::: Given material

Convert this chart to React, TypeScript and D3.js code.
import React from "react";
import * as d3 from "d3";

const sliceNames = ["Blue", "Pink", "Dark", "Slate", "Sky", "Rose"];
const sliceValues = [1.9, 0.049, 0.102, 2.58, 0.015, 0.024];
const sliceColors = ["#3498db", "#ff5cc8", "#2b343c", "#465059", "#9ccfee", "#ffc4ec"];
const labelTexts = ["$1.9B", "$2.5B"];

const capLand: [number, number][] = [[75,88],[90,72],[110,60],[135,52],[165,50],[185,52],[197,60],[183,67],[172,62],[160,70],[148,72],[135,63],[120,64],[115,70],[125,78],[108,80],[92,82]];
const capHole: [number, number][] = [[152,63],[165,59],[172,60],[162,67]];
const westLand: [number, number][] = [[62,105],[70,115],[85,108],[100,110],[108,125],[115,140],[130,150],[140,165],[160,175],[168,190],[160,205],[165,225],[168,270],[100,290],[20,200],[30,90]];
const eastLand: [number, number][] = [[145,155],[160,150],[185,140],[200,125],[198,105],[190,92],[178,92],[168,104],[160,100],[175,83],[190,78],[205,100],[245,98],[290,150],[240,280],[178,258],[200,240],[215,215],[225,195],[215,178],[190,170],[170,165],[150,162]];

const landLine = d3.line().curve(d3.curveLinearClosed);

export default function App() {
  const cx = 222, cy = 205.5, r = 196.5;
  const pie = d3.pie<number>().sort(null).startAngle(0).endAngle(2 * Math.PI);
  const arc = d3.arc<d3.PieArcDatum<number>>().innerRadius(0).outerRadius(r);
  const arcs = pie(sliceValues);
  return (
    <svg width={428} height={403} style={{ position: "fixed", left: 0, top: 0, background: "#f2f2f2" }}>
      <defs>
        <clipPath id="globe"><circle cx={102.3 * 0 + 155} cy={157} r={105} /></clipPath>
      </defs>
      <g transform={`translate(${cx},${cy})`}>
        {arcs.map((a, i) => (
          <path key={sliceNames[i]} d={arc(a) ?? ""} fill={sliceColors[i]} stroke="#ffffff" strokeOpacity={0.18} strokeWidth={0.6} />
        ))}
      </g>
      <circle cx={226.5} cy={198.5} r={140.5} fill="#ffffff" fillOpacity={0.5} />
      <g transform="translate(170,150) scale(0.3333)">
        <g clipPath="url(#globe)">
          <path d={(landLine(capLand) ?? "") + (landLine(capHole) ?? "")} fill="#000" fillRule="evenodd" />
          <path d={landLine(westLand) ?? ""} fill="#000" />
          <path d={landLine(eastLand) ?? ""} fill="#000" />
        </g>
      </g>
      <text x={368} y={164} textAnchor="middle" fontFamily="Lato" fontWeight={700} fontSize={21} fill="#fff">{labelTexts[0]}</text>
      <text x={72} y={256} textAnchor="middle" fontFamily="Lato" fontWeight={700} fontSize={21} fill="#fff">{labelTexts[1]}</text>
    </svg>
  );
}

::::::

*Required task:* Write the data out again in full and exactly.

*Full output:*
Convert this chart to React, TypeScript and D3.js code.
import React from "react";
import * as d3 from "d3";

const sliceNames = ["Blue", "Pink", "Dark", "Slate", "Sky", "Rose"];
const sliceValues = [1.9, 0.049, 0.102, 2.58, 0.015, 0.024];
const sliceColors = ["#3498db", "#ff5cc8", "#2b343c", "#465059", "#9ccfee", "#ffc4ec"];
const labelTexts = ["$1.9B", "$2.5B"];

const capLand: [number, number][] = [[75,88],[90,72],[110,60],[135,52],[165,50],[185,52],[197,60],[183,67],[172,62],[160,70],[148,72],[135,63],[120,64],[115,70],[125,78],[108,80],[92,82]];
const capHole: [number, number][] = [[152,63],[165,59],[172,60],[162,67]];
const westLand: [number, number][] = [[62,105],[70,115],[85,108],[100,110],[108,125],[115,140],[130,150],[140,165],[160,175],[168,190],[160,205],[165,225],[168,270],[100,290],[20,200],[30,90]];
const eastLand: [number, number][] = [[145,155],[160,150],[185,140],[200,125],[198,105],[190,92],[178,92],[168,104],[160,100],[175,83],[190,78],[205,100],[245,98],[290,150],[240,280],[178,258],[200,240],[215,215],[225,195],[215,178],[190,170],[170,165],[150,162]];

const landLine = d3.line().curve(d3.curveLinearClosed);

export default function App() {
  const cx = 222, cy = 205.5, r = 196.5;
  const pie = d3.pie<number>().sort(null).startAngle(0).endAngle(2 * Math.PI);
  const arc = d3.arc<d3.PieArcDatum<number>>().innerRadius(0).outerRadius(r);
  const arcs = pie(sliceValues);
  return (
    <svg width={428} height={403} style={{ position: "fixed", left: 0, top: 0, background: "#f2f2f2" }}>
      <defs>
        <clipPath id="globe"><circle cx={102.3 * 0 + 155} cy={157} r={105} /></clipPath>
      </defs>
      <g transform={`translate(${cx},${cy})`}>
        {arcs.map((a, i) => (
          <path key={sliceNames[i]} d={arc(a) ?? ""} fill={sliceColors[i]} stroke="#ffffff" strokeOpacity={0.18} strokeWidth={0.6} />
        ))}
      </g>
      <circle cx={226.5} cy={198.5} r={140.5} fill="#ffffff" fillOpacity={0.5} />
      <g transform="translate(170,150) scale(0.3333)">
        <g clipPath="url(#globe)">
          <path d={(landLine(capLand) ?? "") + (landLine(capHole) ?? "")} fill="#000" fillRule="evenodd" />
          <path d={landLine(westLand) ?? ""} fill="#000" />
          <path d={landLine(eastLand) ?? ""} fill="#000" />
        </g>
      </g>
      <text x={368} y={164} textAnchor="middle" fontFamily="Lato" fontWeight={700} fontSize={21} fill="#fff">{labelTexts[0]}</text>
      <text x={72} y={256} textAnchor="middle" fontFamily="Lato" fontWeight={700} fontSize={21} fill="#fff">{labelTexts[1]}</text>
    </svg>
  );
}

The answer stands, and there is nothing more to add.